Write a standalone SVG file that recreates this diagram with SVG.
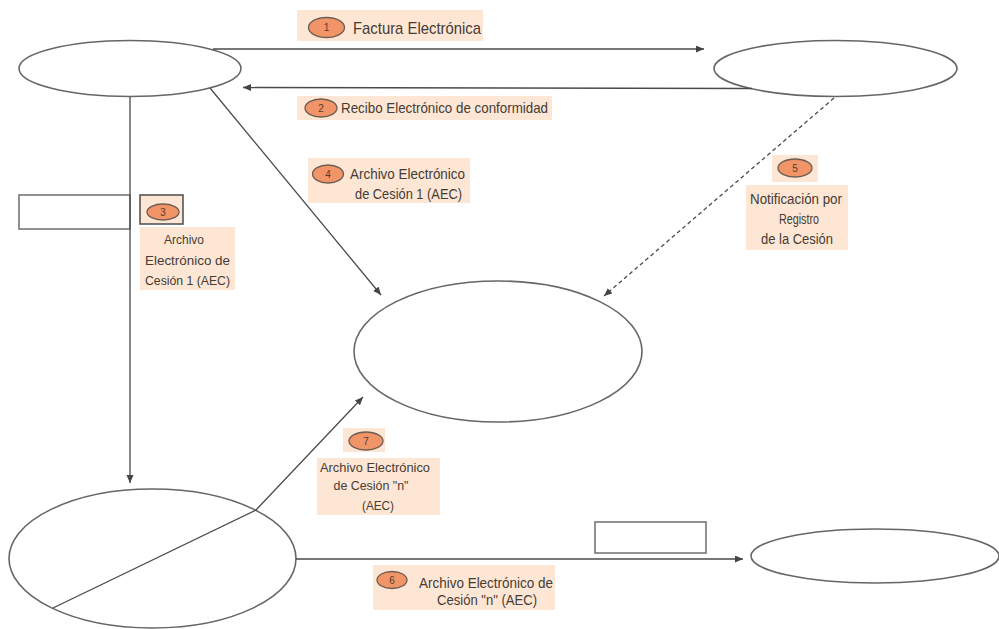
<svg xmlns="http://www.w3.org/2000/svg" width="999" height="629" viewBox="0 0 999 629">
  <defs>
    <marker id="arrow" markerUnits="userSpaceOnUse" markerWidth="9" markerHeight="8" refX="8" refY="3.5" orient="auto">
      <path d="M0,0 L8,3.5 L0,7 z" fill="#444"/>
    </marker>
    <style>
      .node { fill: #fff; stroke: #666; stroke-width: 1.6; }
      .box { fill: #fff; stroke: #777; stroke-width: 1.6; }
      .edge { fill: none; stroke: #4a4a4a; stroke-width: 1.3; marker-end: url(#arrow); }
      .dash { stroke-dasharray: 4 3; }
      .bg { fill: #fde6d4; }
      .badge { fill: #f19468; stroke: #6e5d52; stroke-width: 1.3; }
      .num { font-family: "Liberation Sans", Arial, sans-serif; font-size: 10px; fill: #5a3a2a; text-anchor: middle; }
      .lbl { font-family: "Liberation Sans Narrow", "Liberation Sans", Arial, sans-serif; fill: #453c35; }
      .mid { text-anchor: middle; }
    </style>
  </defs>
  <rect width="999" height="629" fill="#fff"/>

  <!-- participants -->
  <g id="node-a"><ellipse class="node" cx="130" cy="68.5" rx="111" ry="28"/></g>
  <g id="node-b"><ellipse class="node" cx="835.5" cy="68.5" rx="121.5" ry="28"/></g>
  <g id="node-c"><ellipse class="node" cx="498" cy="351.5" rx="144" ry="70.5"/></g>
  <g id="node-d"><ellipse class="node" cx="152.5" cy="558.5" rx="143.5" ry="69.5"/></g>
  <g id="node-e"><ellipse class="node" cx="875" cy="556" rx="124" ry="27"/></g>
  <g id="box-left"><rect class="box" x="19" y="195" width="111" height="34"/></g>
  <g id="box-bottom"><rect class="box" x="595" y="522" width="111" height="31"/></g>

  <!-- connectors -->
  <g id="connectors">
    <line class="edge" x1="213" y1="49" x2="704" y2="49"/>
    <line class="edge" x1="752" y1="88.5" x2="243" y2="87.5"/>
    <line class="edge" x1="130" y1="97" x2="130" y2="483"/>
    <line class="edge" x1="210" y1="88" x2="381" y2="295"/>
    <line class="edge dash" x1="834" y1="98" x2="604" y2="296"/>
    <line class="edge" x1="296" y1="559" x2="743" y2="559"/>
    <polyline class="edge" points="53,608 256,510 363,397"/>
  </g>

  <!-- step 1 -->
  <g id="label-1">
    <rect class="bg" x="297" y="10" width="186" height="31"/>
    <ellipse class="badge" cx="326.5" cy="27.5" rx="18" ry="10"/>
    <text class="num" x="326.5" y="31">1</text>
    <text class="lbl" x="353" y="34" font-size="17" textLength="128" lengthAdjust="spacingAndGlyphs">Factura Electrónica</text>
  </g>

  <!-- step 2 -->
  <g id="label-2">
    <rect class="bg" x="297" y="96" width="255" height="24"/>
    <ellipse class="badge" cx="321" cy="108" rx="16" ry="9"/>
    <text class="num" x="321" y="111.5">2</text>
    <text class="lbl" x="341" y="113" font-size="15" textLength="207" lengthAdjust="spacingAndGlyphs">Recibo Electrónico de conformidad</text>
  </g>

  <!-- step 3 -->
  <g id="label-3">
    <rect class="bg" x="140" y="195" width="43" height="29" stroke="#555" stroke-width="1.6"/>
    <ellipse class="badge" cx="163" cy="212" rx="16" ry="8" fill="#f47f5c"/>
    <text class="num" x="163" y="215.5">3</text>
    <rect class="bg" x="140" y="227" width="95" height="63"/>
    <text class="lbl mid" x="184" y="244" font-size="13" textLength="40" lengthAdjust="spacingAndGlyphs">Archivo</text>
    <text class="lbl mid" x="187.5" y="265" font-size="13" textLength="85" lengthAdjust="spacingAndGlyphs">Electrónico de</text>
    <text class="lbl mid" x="187.5" y="285" font-size="13" textLength="85" lengthAdjust="spacingAndGlyphs">Cesión 1 (AEC)</text>
  </g>

  <!-- step 4 -->
  <g id="label-4">
    <rect class="bg" x="308" y="158" width="162" height="45"/>
    <ellipse class="badge" cx="328" cy="174" rx="15.5" ry="9"/>
    <text class="num" x="328" y="177.5">4</text>
    <text class="lbl" x="350" y="179" font-size="14" textLength="115" lengthAdjust="spacingAndGlyphs">Archivo Electrónico</text>
    <text class="lbl" x="355" y="199" font-size="14" textLength="107" lengthAdjust="spacingAndGlyphs">de Cesión 1 (AEC)</text>
  </g>

  <!-- step 5 -->
  <g id="label-5">
    <rect class="bg" x="772" y="155" width="46" height="27"/>
    <ellipse class="badge" cx="795" cy="168" rx="17" ry="9"/>
    <text class="num" x="795" y="171.5">5</text>
    <rect class="bg" x="746" y="185" width="102" height="65"/>
    <text class="lbl mid" x="796" y="204" font-size="14" textLength="92" lengthAdjust="spacingAndGlyphs">Notificación por</text>
    <text class="lbl mid" x="799" y="224" font-size="14" textLength="40" lengthAdjust="spacingAndGlyphs">Registro</text>
    <text class="lbl mid" x="797" y="244" font-size="14" textLength="72" lengthAdjust="spacingAndGlyphs">de la Cesión</text>
  </g>

  <!-- step 6 -->
  <g id="label-6">
    <rect class="bg" x="373" y="565" width="182" height="45"/>
    <ellipse class="badge" cx="392" cy="580" rx="15" ry="8.5"/>
    <text class="num" x="392" y="583.5">6</text>
    <text class="lbl" x="419" y="588" font-size="14" textLength="134" lengthAdjust="spacingAndGlyphs">Archivo Electrónico de</text>
    <text class="lbl" x="437" y="605" font-size="14" textLength="100" lengthAdjust="spacingAndGlyphs">Cesión "n" (AEC)</text>
  </g>

  <!-- step 7 -->
  <g id="label-7">
    <rect class="bg" x="343" y="428" width="42" height="24"/>
    <ellipse class="badge" cx="366" cy="441" rx="17" ry="9"/>
    <text class="num" x="366" y="444.5">7</text>
    <rect class="bg" x="317" y="458" width="123" height="57"/>
    <text class="lbl mid" x="375" y="472" font-size="13" textLength="110" lengthAdjust="spacingAndGlyphs">Archivo Electrónico</text>
    <text class="lbl mid" x="371" y="490" font-size="13" textLength="75" lengthAdjust="spacingAndGlyphs">de Cesión "n"</text>
    <text class="lbl mid" x="378" y="510" font-size="13" textLength="32" lengthAdjust="spacingAndGlyphs">(AEC)</text>
  </g>
</svg>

:: What you will do ::
The listing above must be printed again exactly, minus its pictures.

:: The answer ::
Write a standalone SVG file that recreates this diagram with SVG.
<svg xmlns="http://www.w3.org/2000/svg" width="999" height="629" viewBox="0 0 999 629">
  <defs>
    <marker id="arrow" markerUnits="userSpaceOnUse" markerWidth="9" markerHeight="8" refX="8" refY="3.5" orient="auto">
      <path d="M0,0 L8,3.5 L0,7 z" fill="#444"/>
    </marker>
    <style>
      .node { fill: #fff; stroke: #666; stroke-width: 1.6; }
      .box { fill: #fff; stroke: #777; stroke-width: 1.6; }
      .edge { fill: none; stroke: #4a4a4a; stroke-width: 1.3; marker-end: url(#arrow); }
      .dash { stroke-dasharray: 4 3; }
      .bg { fill: #fde6d4; }
      .badge { fill: #f19468; stroke: #6e5d52; stroke-width: 1.3; }
      .num { font-family: "Liberation Sans", Arial, sans-serif; font-size: 10px; fill: #5a3a2a; text-anchor: middle; }
      .lbl { font-family: "Liberation Sans Narrow", "Liberation Sans", Arial, sans-serif; fill: #453c35; }
      .mid { text-anchor: middle; }
    </style>
  </defs>
  <rect width="999" height="629" fill="#fff"/>

  <!-- participants -->
  <g id="node-a"><ellipse class="node" cx="130" cy="68.5" rx="111" ry="28"/></g>
  <g id="node-b"><ellipse class="node" cx="835.5" cy="68.5" rx="121.5" ry="28"/></g>
  <g id="node-c"><ellipse class="node" cx="498" cy="351.5" rx="144" ry="70.5"/></g>
  <g id="node-d"><ellipse class="node" cx="152.5" cy="558.5" rx="143.5" ry="69.5"/></g>
  <g id="node-e"><ellipse class="node" cx="875" cy="556" rx="124" ry="27"/></g>
  <g id="box-left"><rect class="box" x="19" y="195" width="111" height="34"/></g>
  <g id="box-bottom"><rect class="box" x="595" y="522" width="111" height="31"/></g>

  <!-- connectors -->
  <g id="connectors">
    <line class="edge" x1="213" y1="49" x2="704" y2="49"/>
    <line class="edge" x1="752" y1="88.5" x2="243" y2="87.5"/>
    <line class="edge" x1="130" y1="97" x2="130" y2="483"/>
    <line class="edge" x1="210" y1="88" x2="381" y2="295"/>
    <line class="edge dash" x1="834" y1="98" x2="604" y2="296"/>
    <line class="edge" x1="296" y1="559" x2="743" y2="559"/>
    <polyline class="edge" points="53,608 256,510 363,397"/>
  </g>

  <!-- step 1 -->
  <g id="label-1">
    <rect class="bg" x="297" y="10" width="186" height="31"/>
    <ellipse class="badge" cx="326.5" cy="27.5" rx="18" ry="10"/>
    <text class="num" x="326.5" y="31">1</text>
    <text class="lbl" x="353" y="34" font-size="17" textLength="128" lengthAdjust="spacingAndGlyphs">Factura Electrónica</text>
  </g>

  <!-- step 2 -->
  <g id="label-2">
    <rect class="bg" x="297" y="96" width="255" height="24"/>
    <ellipse class="badge" cx="321" cy="108" rx="16" ry="9"/>
    <text class="num" x="321" y="111.5">2</text>
    <text class="lbl" x="341" y="113" font-size="15" textLength="207" lengthAdjust="spacingAndGlyphs">Recibo Electrónico de conformidad</text>
  </g>

  <!-- step 3 -->
  <g id="label-3">
    <rect class="bg" x="140" y="195" width="43" height="29" stroke="#555" stroke-width="1.6"/>
    <ellipse class="badge" cx="163" cy="212" rx="16" ry="8" fill="#f47f5c"/>
    <text class="num" x="163" y="215.5">3</text>
    <rect class="bg" x="140" y="227" width="95" height="63"/>
    <text class="lbl mid" x="184" y="244" font-size="13" textLength="40" lengthAdjust="spacingAndGlyphs">Archivo</text>
    <text class="lbl mid" x="187.5" y="265" font-size="13" textLength="85" lengthAdjust="spacingAndGlyphs">Electrónico de</text>
    <text class="lbl mid" x="187.5" y="285" font-size="13" textLength="85" lengthAdjust="spacingAndGlyphs">Cesión 1 (AEC)</text>
  </g>

  <!-- step 4 -->
  <g id="label-4">
    <rect class="bg" x="308" y="158" width="162" height="45"/>
    <ellipse class="badge" cx="328" cy="174" rx="15.5" ry="9"/>
    <text class="num" x="328" y="177.5">4</text>
    <text class="lbl" x="350" y="179" font-size="14" textLength="115" lengthAdjust="spacingAndGlyphs">Archivo Electrónico</text>
    <text class="lbl" x="355" y="199" font-size="14" textLength="107" lengthAdjust="spacingAndGlyphs">de Cesión 1 (AEC)</text>
  </g>

  <!-- step 5 -->
  <g id="label-5">
    <rect class="bg" x="772" y="155" width="46" height="27"/>
    <ellipse class="badge" cx="795" cy="168" rx="17" ry="9"/>
    <text class="num" x="795" y="171.5">5</text>
    <rect class="bg" x="746" y="185" width="102" height="65"/>
    <text class="lbl mid" x="796" y="204" font-size="14" textLength="92" lengthAdjust="spacingAndGlyphs">Notificación por</text>
    <text class="lbl mid" x="799" y="224" font-size="14" textLength="40" lengthAdjust="spacingAndGlyphs">Registro</text>
    <text class="lbl mid" x="797" y="244" font-size="14" textLength="72" lengthAdjust="spacingAndGlyphs">de la Cesión</text>
  </g>

  <!-- step 6 -->
  <g id="label-6">
    <rect class="bg" x="373" y="565" width="182" height="45"/>
    <ellipse class="badge" cx="392" cy="580" rx="15" ry="8.5"/>
    <text class="num" x="392" y="583.5">6</text>
    <text class="lbl" x="419" y="588" font-size="14" textLength="134" lengthAdjust="spacingAndGlyphs">Archivo Electrónico de</text>
    <text class="lbl" x="437" y="605" font-size="14" textLength="100" lengthAdjust="spacingAndGlyphs">Cesión "n" (AEC)</text>
  </g>

  <!-- step 7 -->
  <g id="label-7">
    <rect class="bg" x="343" y="428" width="42" height="24"/>
    <ellipse class="badge" cx="366" cy="441" rx="17" ry="9"/>
    <text class="num" x="366" y="444.5">7</text>
    <rect class="bg" x="317" y="458" width="123" height="57"/>
    <text class="lbl mid" x="375" y="472" font-size="13" textLength="110" lengthAdjust="spacingAndGlyphs">Archivo Electrónico</text>
    <text class="lbl mid" x="371" y="490" font-size="13" textLength="75" lengthAdjust="spacingAndGlyphs">de Cesión "n"</text>
    <text class="lbl mid" x="378" y="510" font-size="13" textLength="32" lengthAdjust="spacingAndGlyphs">(AEC)</text>
  </g>
</svg>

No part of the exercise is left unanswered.